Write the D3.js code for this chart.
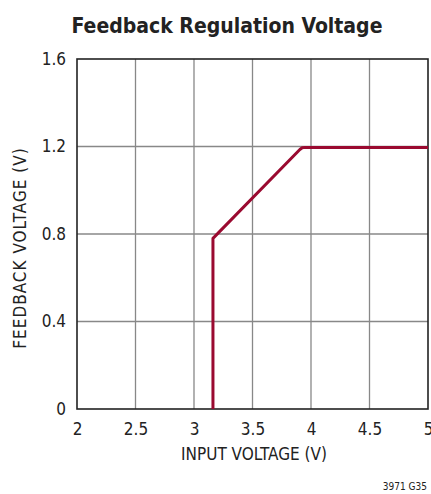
<!DOCTYPE html>
<html><head><meta charset="utf-8">
<script src="https://cdn.jsdelivr.net/npm/d3@7/dist/d3.min.js"></script>
<style>
body{margin:0;background:#fff;}
text{font-family:"Liberation Sans Narrow","DejaVu Sans Condensed","Roboto",sans-serif;fill:#222;}
</style></head><body>
<script>
const xTicks = [2, 2.5, 3, 3.5, 4, 4.5, 5];
const yTicks = [0, 0.4, 0.8, 1.2, 1.6];
const inputVoltage = [3.162, 3.162, 3.905, 3.925, 3.95, 5.0];
const feedbackVoltage = [0, 0.78, 1.186, 1.194, 1.196, 1.196];

const W = 431, H = 494;
const m = {left: 77, right: 3, top: 59, bottom: 85};
const svg = d3.select("body").append("svg").attr("width", W).attr("height", H);
const x = d3.scaleLinear().domain([2, 5]).range([m.left, W - m.right]);
const y = d3.scaleLinear().domain([0, 1.6]).range([H - m.bottom, m.top]);

// grid
svg.append("g").selectAll("line").data(xTicks.slice(1, -1)).join("line")
  .attr("x1", d => x(d)).attr("x2", d => x(d)).attr("y1", y(0)).attr("y2", y(1.6))
  .attr("stroke", "#888").attr("stroke-width", 1.3);
svg.append("g").selectAll("line").data(yTicks.slice(1, -1)).join("line")
  .attr("y1", d => y(d)).attr("y2", d => y(d)).attr("x1", x(2)).attr("x2", x(5))
  .attr("stroke", "#888").attr("stroke-width", 1.3);

// frame
svg.append("rect").attr("x", x(2)).attr("y", y(1.6)).attr("width", x(5) - x(2)).attr("height", y(0) - y(1.6))
  .attr("fill", "none").attr("stroke", "#222").attr("stroke-width", 1.6);

// axes labels
const xa = d3.axisBottom(x).tickValues(xTicks).tickSize(0).tickPadding(14).tickFormat(d3.format(""));
const gx = svg.append("g").attr("transform", `translate(0,${y(0)})`).call(xa);
gx.select(".domain").remove();
gx.selectAll("text").attr("font-size", 17).style("font-family", null).attr("fill", "#222");

const ya = d3.axisLeft(y).tickValues(yTicks).tickSize(0).tickPadding(11).tickFormat(d => d === 0 ? "0" : d3.format(".1f")(d));
const gy = svg.append("g").attr("transform", `translate(${x(2)},0)`).call(ya);
gy.select(".domain").remove();
gy.selectAll("text").attr("font-size", 17).style("font-family", null).attr("fill", "#222");

// line
const pts = inputVoltage.map((v, i) => [v, feedbackVoltage[i]]);
svg.append("path").datum(pts)
  .attr("d", d3.line().x(d => x(d[0])).y(d => y(d[1])))
  .attr("fill", "none").attr("stroke", "#9a0a30").attr("stroke-width", 3)
  .attr("stroke-linejoin", "round");

// titles
svg.append("text").attr("x", 227).attr("y", 33).attr("text-anchor", "middle")
  .attr("font-size", 21).attr("font-weight", "bold")
  .text("Feedback Regulation Voltage");
svg.append("text").attr("x", 254).attr("y", 460).attr("text-anchor", "middle")
  .attr("font-size", 17).text("INPUT VOLTAGE (V)");
svg.append("text").attr("transform", "translate(26,248) rotate(-90)").attr("text-anchor", "middle")
  .attr("font-size", 17).attr("letter-spacing", 1).text("FEEDBACK VOLTAGE (V)");
svg.append("text").attr("x", 427).attr("y", 490).attr("text-anchor", "end")
  .attr("font-size", 10).text("3971 G35");
</script>
</body></html>
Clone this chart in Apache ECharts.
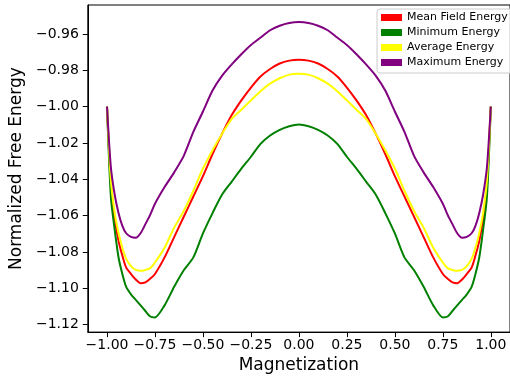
<!DOCTYPE html>
<html><head><meta charset="utf-8">
<script src="https://cdn.jsdelivr.net/npm/echarts@6/dist/echarts.min.js"></script>
<style>html,body{margin:0;padding:0;background:#fff;overflow:hidden}#c{width:510px;height:379px}</style>
</head><body><div id="c"></div>
<script>
const magnetization = [-1.00,-0.98,-0.96,-0.94,-0.92,-0.90,-0.875,-0.85,-0.825,-0.80,-0.775,-0.75,-0.70,-0.65,-0.60,-0.55,-0.50,-0.45,-0.40,-0.35,-0.30,-0.25,-0.20,-0.15,-0.10,-0.05,0.00,
  0.05,0.10,0.15,0.20,0.25,0.30,0.35,0.40,0.45,0.50,0.55,0.60,0.65,0.70,0.75,0.775,0.80,0.825,0.85,0.875,0.90,0.92,0.94,0.96,0.98,1.00];
const meanFieldEnergy = [-1.000,-1.0423,-1.0616,-1.0738,-1.082,-1.0886,-1.0921,-1.0952,-1.0972,-1.0967,-1.0947,-1.0921,-1.083,-1.0718,-1.0606,-1.0495,-1.0383,-1.0261,-1.0149,-1.0047,-0.9966,-0.9895,-0.9834,-0.9793,-0.9763,-0.9747,-0.9742,
  -0.9747,-0.9763,-0.9793,-0.9834,-0.9895,-0.9966,-1.0047,-1.0149,-1.0261,-1.0383,-1.0495,-1.0606,-1.0718,-1.083,-1.0921,-1.0947,-1.0967,-1.0972,-1.0952,-1.0921,-1.0886,-1.082,-1.0738,-1.0616,-1.0423,-1.000];
const minimumEnergy = [-1.000,-1.0495,-1.0677,-1.0829,-1.0921,-1.0992,-1.1033,-1.1064,-1.1094,-1.1125,-1.1155,-1.116,-1.1094,-1.0992,-1.0901,-1.083,-1.0698,-1.0586,-1.0484,-1.0413,-1.0342,-1.0276,-1.0205,-1.0159,-1.0128,-1.0108,-1.0098,
  -1.0108,-1.0128,-1.0159,-1.0205,-1.0276,-1.0342,-1.0413,-1.0484,-1.0586,-1.0698,-1.083,-1.0901,-1.0992,-1.1094,-1.116,-1.1155,-1.1125,-1.1094,-1.1064,-1.1033,-1.0992,-1.0921,-1.0829,-1.0677,-1.0495,-1.000];
const averageEnergy = [-1.000,-1.0403,-1.0584,-1.0696,-1.0777,-1.0838,-1.0878,-1.0899,-1.0904,-1.0899,-1.0889,-1.0858,-1.0777,-1.0666,-1.0575,-1.0463,-1.0341,-1.024,-1.0149,-1.0068,-1.0017,-0.9966,-0.9915,-0.9874,-0.9844,-0.9824,-0.9819,
  -0.9824,-0.9844,-0.9874,-0.9915,-0.9966,-1.0017,-1.0068,-1.0149,-1.024,-1.0341,-1.0463,-1.0575,-1.0666,-1.0777,-1.0858,-1.0889,-1.0899,-1.0904,-1.0899,-1.0878,-1.0838,-1.0777,-1.0696,-1.0584,-1.0403,-1.000];
const maximumEnergy = [-1.000,-1.0332,-1.0484,-1.0585,-1.0656,-1.0697,-1.0717,-1.0722,-1.0697,-1.0647,-1.0596,-1.0535,-1.0443,-1.0362,-1.0271,-1.0139,-1.0027,-0.9912,-0.9830,-0.9768,-0.9712,-0.9661,-0.962,-0.958,-0.9555,-0.954,-0.9535,
  -0.954,-0.9555,-0.958,-0.962,-0.9661,-0.9712,-0.9768,-0.9830,-0.9912,-1.0027,-1.0139,-1.0271,-1.0362,-1.0443,-1.0535,-1.0596,-1.0647,-1.0697,-1.0722,-1.0717,-1.0697,-1.0656,-1.0585,-1.0484,-1.0332,-1.000];
const seriesNames = ['Mean Field Energy','Minimum Energy','Average Energy','Maximum Energy'];
const seriesColors = ['#ff0000','#008000','#ffff00','#800080'];
const xTicks = [-1.00,-0.75,-0.50,-0.25,0.00,0.25,0.50,0.75,1.00];
const yTicks = [-1.12,-1.10,-1.08,-1.06,-1.04,-1.02,-1.00,-0.98,-0.96];

const seriesValues = [meanFieldEnergy, minimumEnergy, averageEnergy, maximumEnergy];
const FONT = 'DejaVu Sans';
const fmt = v => (Math.abs(v) < 1e-9 ? 0 : v).toFixed(2).replace('-', '\u2212');
const chart = echarts.init(document.getElementById('c'), null, {renderer: 'canvas'});
chart.setOption({
  animation: false,
  backgroundColor: '#fff',
  grid: {left: 87, top: 5, width: 425, height: 328, show: true, borderColor: '#000', borderWidth: 1, backgroundColor: 'transparent'},
  legend: {
    orient: 'vertical', left: 377, top: 9,
    data: seriesNames.map((n, i) => ({name: n, icon: 'rect', itemStyle: {color: seriesColors[i]}})),
    itemWidth: 21, itemHeight: 7, itemGap: 4, itemTextGap: 8,
    textStyle: {fontFamily: FONT, fontSize: 11, lineHeight: 11, color: '#000'},
    padding: [3, 8, 5, 4],
    backgroundColor: 'rgba(255,255,255,0.8)', borderColor: '#cccccc', borderWidth: 1, borderRadius: 3
  },
  xAxis: {
    type: 'value', min: -1.1, max: 1.1,
    name: 'Magnetization', nameLocation: 'middle', nameGap: 24,
    nameTextStyle: {fontFamily: FONT, fontSize: 17, color: '#000'},
    axisLine: {onZero: false, lineStyle: {color: '#000', width: 1}},
    axisTick: {show: true, customValues: xTicks, length: 5, lineStyle: {color: '#000'}},
    axisLabel: {customValues: xTicks, formatter: fmt, margin: 6, fontFamily: FONT, fontSize: 14, color: '#000'},
    splitLine: {show: false}
  },
  yAxis: {
    type: 'value', min: -1.1241, max: -0.9441,
    name: 'Normalized Free Energy', nameLocation: 'middle', nameGap: 62,
    nameTextStyle: {fontFamily: FONT, fontSize: 17, color: '#000'},
    axisLine: {show: true, onZero: false, lineStyle: {color: '#000', width: 1}},
    axisTick: {show: true, customValues: yTicks, length: 5, lineStyle: {color: '#000'}},
    axisLabel: {customValues: yTicks, formatter: fmt, margin: 9, fontFamily: FONT, fontSize: 14, color: '#000'},
    splitLine: {show: false}
  },
  series: seriesNames.map((n, i) => ({
    name: n, type: 'line', showSymbol: false, symbol: 'none', smooth: 0.25,
    color: seriesColors[i],
    lineStyle: {color: seriesColors[i], width: 2},
    data: magnetization.map((m, j) => [m, seriesValues[i][j]])
  }))
});
</script></body></html>
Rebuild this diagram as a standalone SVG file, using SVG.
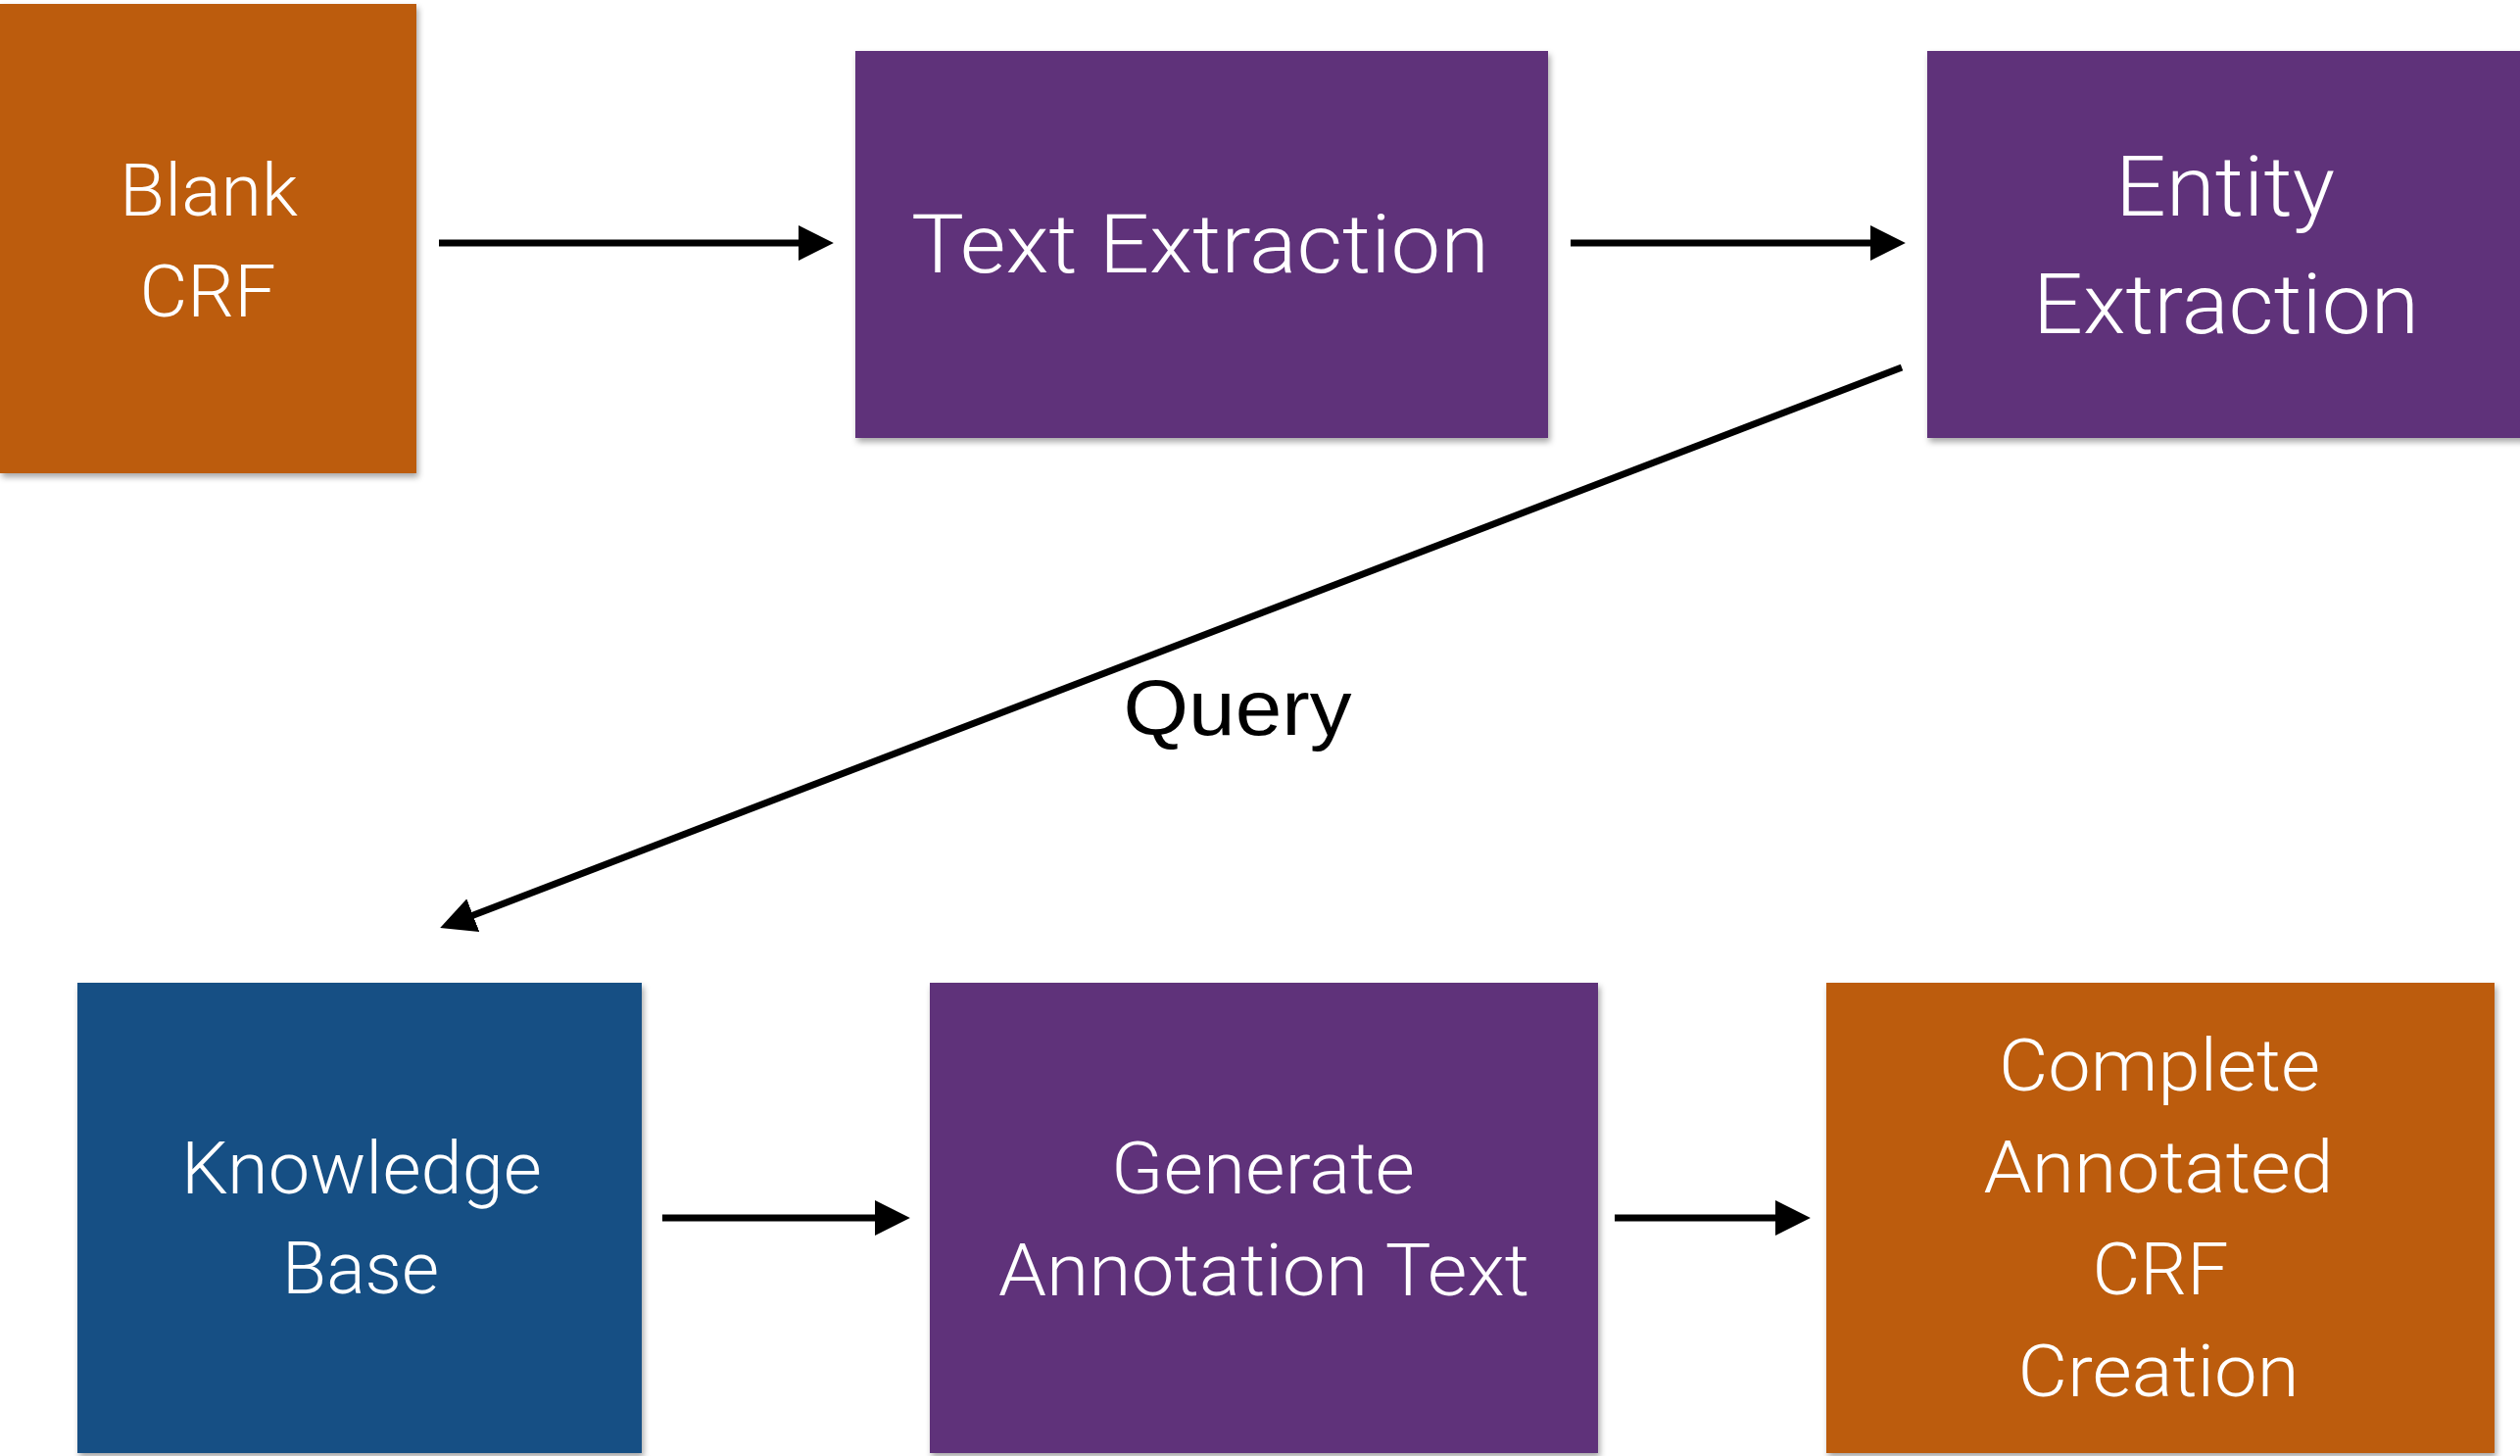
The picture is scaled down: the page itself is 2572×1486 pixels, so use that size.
<svg xmlns="http://www.w3.org/2000/svg" width="2572" height="1486" viewBox="0 0 2572 1486">
<style>
  .box { filter: url(#shadow); }
  .orange { fill: #BC5B0C; }
  .purple { fill: #5E337A; }
  .blue { fill: #175084; }
  .label { font-family: Roboto, "Liberation Sans", Arial, sans-serif; font-weight: 300; fill: #FFFFFF; text-anchor: middle; }
  .conn { stroke: #000000; stroke-width: 7; fill: none; }
  .query { font-family: "Liberation Sans", Arial, sans-serif; fill: #000000; text-anchor: middle; font-size: 80px; }
</style>
<defs>
  <filter id="shadow" x="-5%" y="-5%" width="115%" height="115%">
    <feDropShadow dx="2" dy="4" stdDeviation="3" flood-color="#000000" flood-opacity="0.35"/>
  </filter>
  <marker id="arrow" markerUnits="userSpaceOnUse" markerWidth="36" markerHeight="36" viewBox="0 0 35 35" refX="5" refY="17.5" orient="auto">
    <path d="M0,0 L35,17.5 L0,35 z" fill="#000000"/>
  </marker>
</defs>
<rect width="2572" height="1486" fill="#FFFFFF"/>

<g id="blank-crf">
  <rect class="box orange" x="0" y="4" width="425" height="479"/>
  <text class="label" font-size="74" x="213" y="220" textLength="182" lengthAdjust="spacingAndGlyphs">Blank</text>
  <text class="label" font-size="74" x="212" y="323" textLength="139" lengthAdjust="spacingAndGlyphs">CRF</text>
</g>

<g id="text-extraction">
  <rect class="box purple" x="873" y="52" width="707" height="395"/>
  <text class="label" font-size="84" x="1225" y="278" textLength="590" lengthAdjust="spacingAndGlyphs">Text Extraction</text>
</g>

<g id="entity-extraction">
  <rect class="box purple" x="1967" y="52" width="615" height="395"/>
  <text class="label" font-size="85" x="2271" y="220" textLength="224" lengthAdjust="spacingAndGlyphs">Entity</text>
  <text class="label" font-size="85" x="2272" y="340" textLength="394" lengthAdjust="spacingAndGlyphs">Extraction</text>
</g>

<g id="knowledge-base">
  <rect class="box blue" x="79" y="1003" width="576" height="480"/>
  <text class="label" font-size="74" x="369" y="1218" textLength="368" lengthAdjust="spacingAndGlyphs">Knowledge</text>
  <text class="label" font-size="74" x="368" y="1320" textLength="160" lengthAdjust="spacingAndGlyphs">Base</text>
</g>

<g id="generate-annotation-text">
  <rect class="box purple" x="949" y="1003" width="682" height="480"/>
  <text class="label" font-size="74" x="1289" y="1218" textLength="310" lengthAdjust="spacingAndGlyphs">Generate</text>
  <text class="label" font-size="74" x="1290" y="1322" textLength="542" lengthAdjust="spacingAndGlyphs">Annotation Text</text>
</g>

<g id="complete-annotated-crf">
  <rect class="box orange" x="1864" y="1003" width="682" height="480"/>
  <text class="label" font-size="74" x="2204" y="1113" textLength="328" lengthAdjust="spacingAndGlyphs">Complete</text>
  <text class="label" font-size="74" x="2203" y="1217" textLength="357" lengthAdjust="spacingAndGlyphs">Annotated</text>
  <text class="label" font-size="74" x="2205" y="1321" textLength="139" lengthAdjust="spacingAndGlyphs">CRF</text>
  <text class="label" font-size="74" x="2203" y="1425" textLength="287" lengthAdjust="spacingAndGlyphs">Creation</text>
</g>

<g id="connectors">
  <line class="conn" x1="448" y1="248" x2="820" y2="248" marker-end="url(#arrow)"/>
  <line class="conn" x1="1603" y1="248" x2="1914" y2="248" marker-end="url(#arrow)"/>
  <line class="conn" x1="1941" y1="375" x2="478" y2="936" marker-end="url(#arrow)"/>
  <line class="conn" x1="676" y1="1243" x2="898" y2="1243" marker-end="url(#arrow)"/>
  <line class="conn" x1="1648" y1="1243" x2="1817" y2="1243" marker-end="url(#arrow)"/>
  <text class="query" x="1263" y="750" textLength="233" lengthAdjust="spacingAndGlyphs">Query</text>
</g>
</svg>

■ The task
Read the entries and pick out all lines that include the word "this".

■ The output
Write the D3.js code for this chart.
Clone this chart in Apache ECharts.
Rebuild this diagram as a standalone SVG file, using SVG.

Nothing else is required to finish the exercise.